- Born: 1950 (age 75–76)
- Citizenship: South Africa
- Education: University of Cape Town; University of Paris;
- Occupations: Journalist, editor
- Awards: Nat Nakasa award

= Alide Dasnois =

South African journalist and newspaper editor (born 1950)

Alide Dasnois (born 1950) is a South African journalist and newspaper editor.

==Education and career==
Dasnois matriculated from Herschel Girls School and completed a bachelor's degree in economics at the University of Cape Town. She obtained a master's degree at the Sorbonne (Université Paris I – Panthéon Sorbonne) in Development Economics.

During the mid-1980s she worked as a translator in Paris. In 1988, she moved to Reunion Island to work for Témoignages. In 1992, she started working at The Argus in Cape Town where she edited the business section before becoming assistant editor for Personal Finance (Cape Town).

In 2001, she moved to Johannesburg and became the editor of Business Report, before working as acting editor of the Pretoria News for a year in 2006. She worked as deputy editor of the Cape Times from December 2006 until April 2009, when she became first female editor of the Cape Times.

==Controversy==

Free speech activists protesting against the removal of Dasnois as Cape Times editor

Dasnois was removed from her post as Cape Times editor on the weekend of 6 December 2013, shortly after the acquisition of the Cape Times by Sekunjalo Investments Limited. In response to allegations that her removal was in retaliation for an article in the Cape Times
 reporting findings by the Public Protector prejudicial to the Sekunjalo Group, the executive chairman Iqbal Surve released a press statement indicating her removal was for "under performance" and failure in her "fiduciary responsibilities".

The removal of Dasnois as editor and related threats of legal action from Sekunjalo have elicited statements of support for her and of concern over editorial independence at the Cape Times from Index on Censorship, the International Federation of Journalists, the SA Centre for PEN International, the SA National Editors Forum, the Freedom of Expression Institute, and the Right2Know Campaign.

Dasnois won the 2014 Nat Nakasa award for courage and integrity in journalism from the SA National Editors' Forum, the Nieman Foundation and Print and Digital Media SA. In their citation, the judges – Joe Thloloe, Peter Sullivan and Simphiwe Sesanti – said she had "demonstrated all the qualities required to win this award, such as bravery, integrity and courage". "This she displayed in her career as the editor of the Cape Times, a position from which she was relieved recently by the owners of the newspaper.
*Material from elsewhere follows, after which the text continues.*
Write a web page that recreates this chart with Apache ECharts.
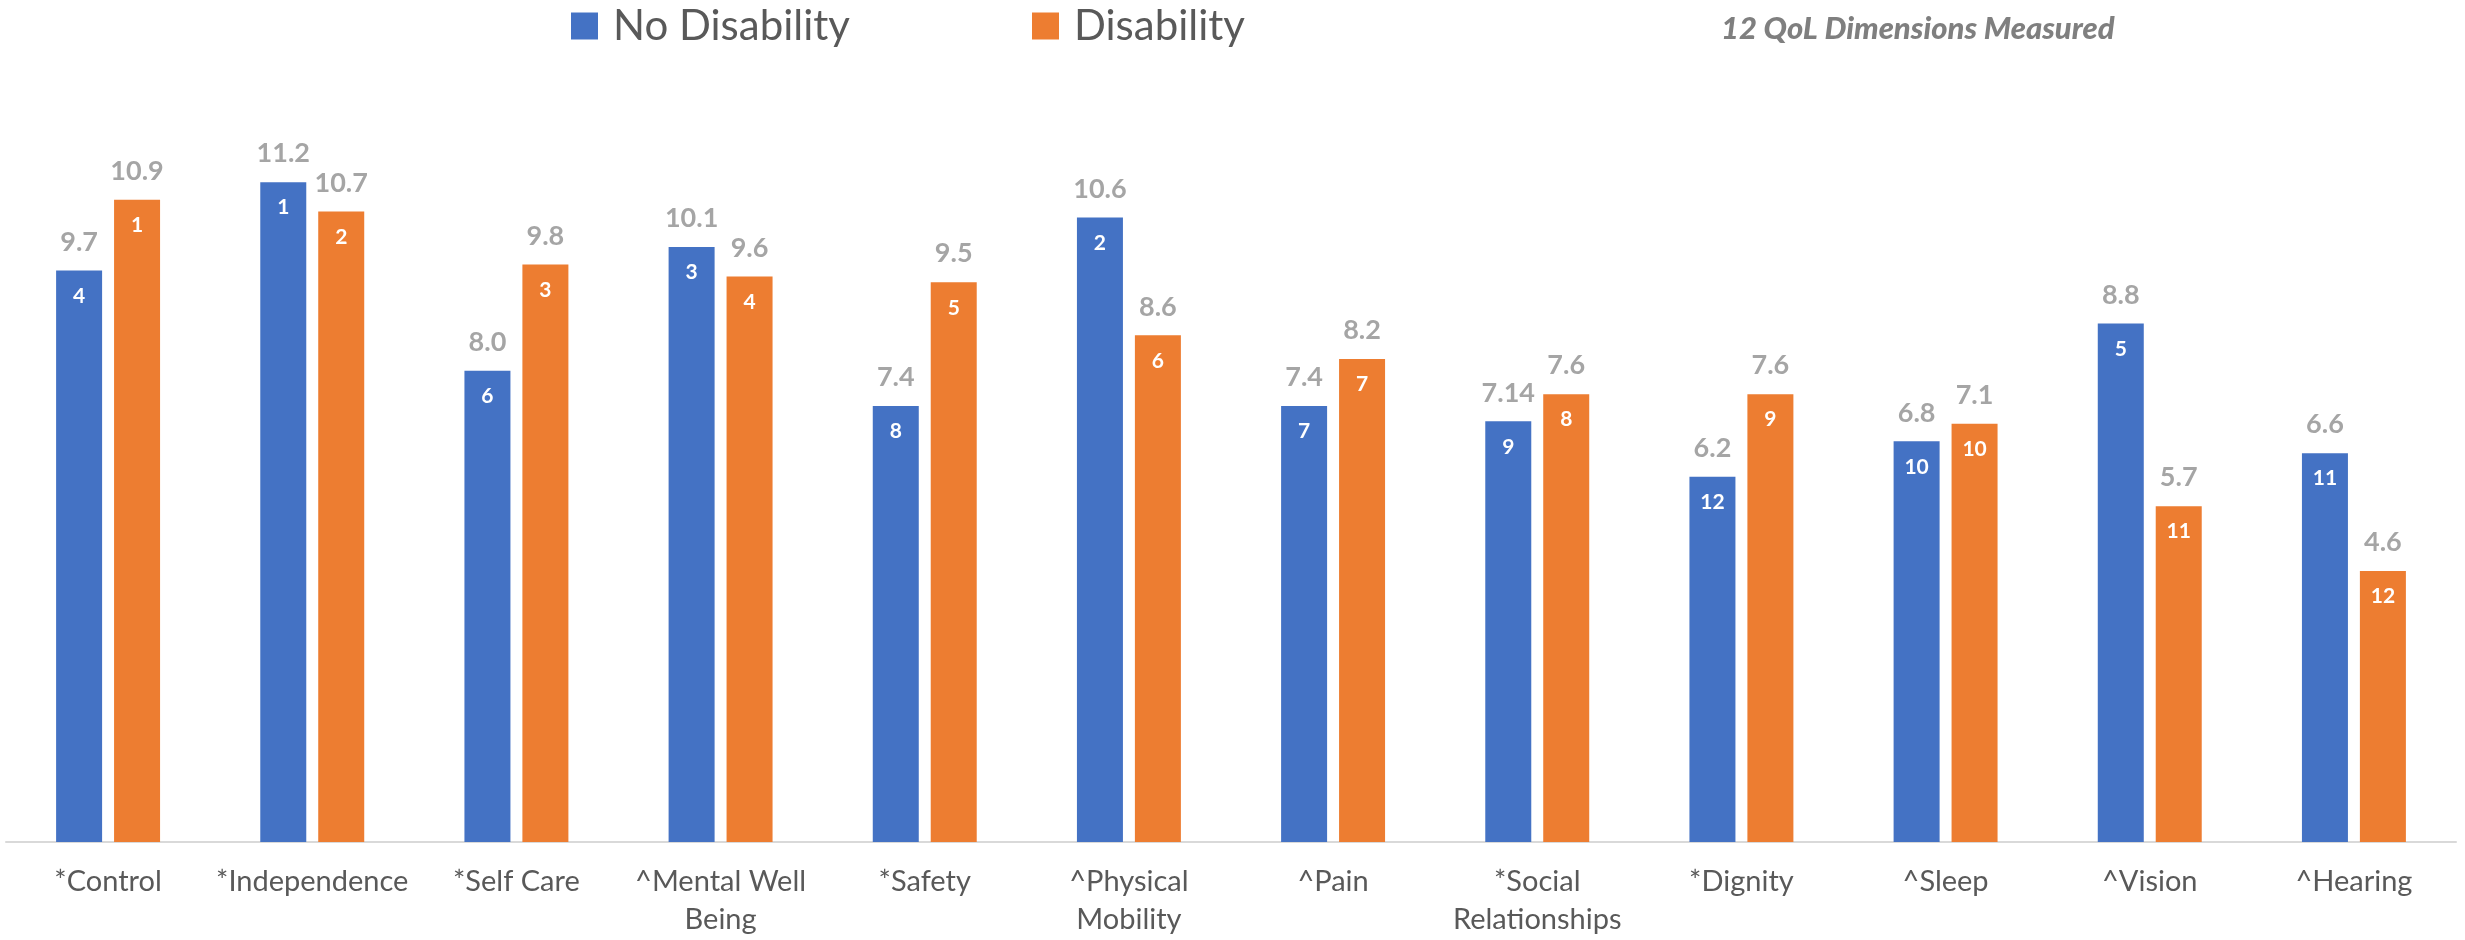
<!DOCTYPE html>
<html>
<head>
<meta charset="utf-8">
<title>12 QoL Dimensions Measured</title>
<script src="https://cdn.jsdelivr.net/npm/echarts@6/dist/echarts.min.js"></script>
<style>
  html, body { margin: 0; padding: 0; background: #ffffff; }
  #chart { width: 2465px; height: 940px; }
</style>
</head>
<body>
<div id="chart"></div>
<script>
// Quality-of-life dimensions (* / ^ prefixes kept as in the source labels)
const categories = [
  '*Control', '*Independence', '*Self Care', '^Mental Well\nBeing', '*Safety',
  '^Physical\nMobility', '^Pain', '*Social\nRelationships', '*Dignity',
  '^Sleep', '^Vision', '^Hearing'
];

// Mean scores per group
const noDisability = [9.7, 11.2, 8.0, 10.1, 7.4, 10.6, 7.4, 7.14, 6.2, 6.8, 8.8, 6.6];
const disability   = [10.9, 10.7, 9.8, 9.6, 9.5, 8.6, 8.2, 7.6, 7.6, 7.1, 5.7, 4.6];

// Rank of each dimension within its group
const noDisabilityRank = [4, 1, 6, 3, 8, 2, 7, 9, 12, 10, 5, 11];
const disabilityRank   = [1, 2, 3, 4, 5, 6, 7, 8, 9, 10, 11, 12];

const seriesNames = ['No Disability', 'Disability'];
const titleText = '12 QoL Dimensions Measured';

const BLUE = '#4472C4';
const ORANGE = '#ED7D31';
const FONT = 'Lato, "Open Sans", sans-serif';

function fmtValue(v) {
  const t = v * 10;
  return Math.abs(Math.round(t) - t) < 1e-9 ? v.toFixed(1) : String(v);
}

const barWidth = 46;
const barGap = '26%';

const valueLabel = {
  show: true,
  position: 'top',
  distance: 15,
  color: '#a5a5a5',
  fontFamily: FONT,
  fontWeight: 'bold',
  fontSize: 27,
  formatter: p => fmtValue(p.value)
};

function rankLabel(ranks) {
  return {
    show: true,
    position: 'insideTop',
    distance: 15,
    color: '#ffffff',
    fontFamily: FONT,
    fontWeight: 'bold',
    fontSize: 21,
    formatter: p => String(ranks[p.dataIndex])
  };
}

const chart = echarts.init(document.getElementById('chart'), null, { renderer: 'canvas' });

const legendText = {
  fontFamily: FONT,
  fontSize: 42,
  color: '#595959',
  padding: [0, 0, 0, 10]
};

chart.setOption({
  animation: false,
  backgroundColor: '#ffffff',
  title: {
    text: titleText,
    left: 1721,
    top: 13,
    padding: 0,
    textStyle: {
      fontFamily: FONT,
      fontStyle: 'italic',
      fontWeight: 900,
      fontSize: 31,
      color: '#7f7f7f'
    }
  },
  legend: [
    {
      data: [seriesNames[0]],
      left: 571, top: 5, padding: 0,
      icon: 'rect', itemWidth: 27, itemHeight: 27,
      textStyle: legendText,
      selectedMode: false
    },
    {
      data: [seriesNames[1]],
      left: 1032, top: 5, padding: 0,
      icon: 'rect', itemWidth: 27, itemHeight: 27,
      textStyle: legendText,
      selectedMode: false
    }
  ],
  grid: { left: 6, right: 9, top: 135, bottom: 98, containLabel: false },
  xAxis: [
    {
      type: 'category',
      data: categories,
      axisLine: { show: true, lineStyle: { color: '#d9d9d9', width: 2 } },
      axisTick: { show: false },
      axisLabel: {
        interval: 0,
        margin: 21,
        fontFamily: FONT,
        fontSize: 29,
        lineHeight: 38,
        color: '#595959'
      }
    },
    {
      // twin axis carrying the rank labels inside each bar
      type: 'category',
      data: categories,
      show: false,
      position: 'bottom'
    }
  ],
  yAxis: {
    type: 'value',
    min: 0,
    max: 12,
    show: false,
    splitLine: { show: false }
  },
  series: [
    {
      name: seriesNames[0],
      type: 'bar',
      xAxisIndex: 0,
      data: noDisability,
      barWidth: barWidth,
      barGap: barGap,
      itemStyle: { color: BLUE },
      label: valueLabel
    },
    {
      name: seriesNames[1],
      type: 'bar',
      xAxisIndex: 0,
      data: disability,
      barWidth: barWidth,
      barGap: barGap,
      itemStyle: { color: ORANGE },
      label: valueLabel
    },
    {
      name: 'No Disability rank',
      type: 'bar',
      xAxisIndex: 1,
      data: noDisability,
      barWidth: barWidth,
      barGap: barGap,
      itemStyle: { color: 'rgba(0,0,0,0)' },
      label: rankLabel(noDisabilityRank),
      silent: true
    },
    {
      name: 'Disability rank',
      type: 'bar',
      xAxisIndex: 1,
      data: disability,
      barWidth: barWidth,
      barGap: barGap,
      itemStyle: { color: 'rgba(0,0,0,0)' },
      label: rankLabel(disabilityRank),
      silent: true
    }
  ]
});
</script>
</body>
</html>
The official reason for her removal was that she failed to give coverage to the passing away of former South African president Nelson Mandela. This reason was rejected by many, attributing her bosses' move to her publication of a report – on the same day she was removed – by the Public Protector, Thuli Madonsela, which found the Agriculture, Forestry and Fisheries Minister, Tina Joemat-Petterson, guilty of "improper conduct and maladministration" in an irregular awarding of an R800-million tender to the Sekunjalo Consortium. "Dasnois' supporters pointed out that under her editorship the Cape Times paid tribute to Madiba with a wrap-around edition. The coverage of Madiba's passing was among 15 Mandela covers worldwide especially commended by Time magazine."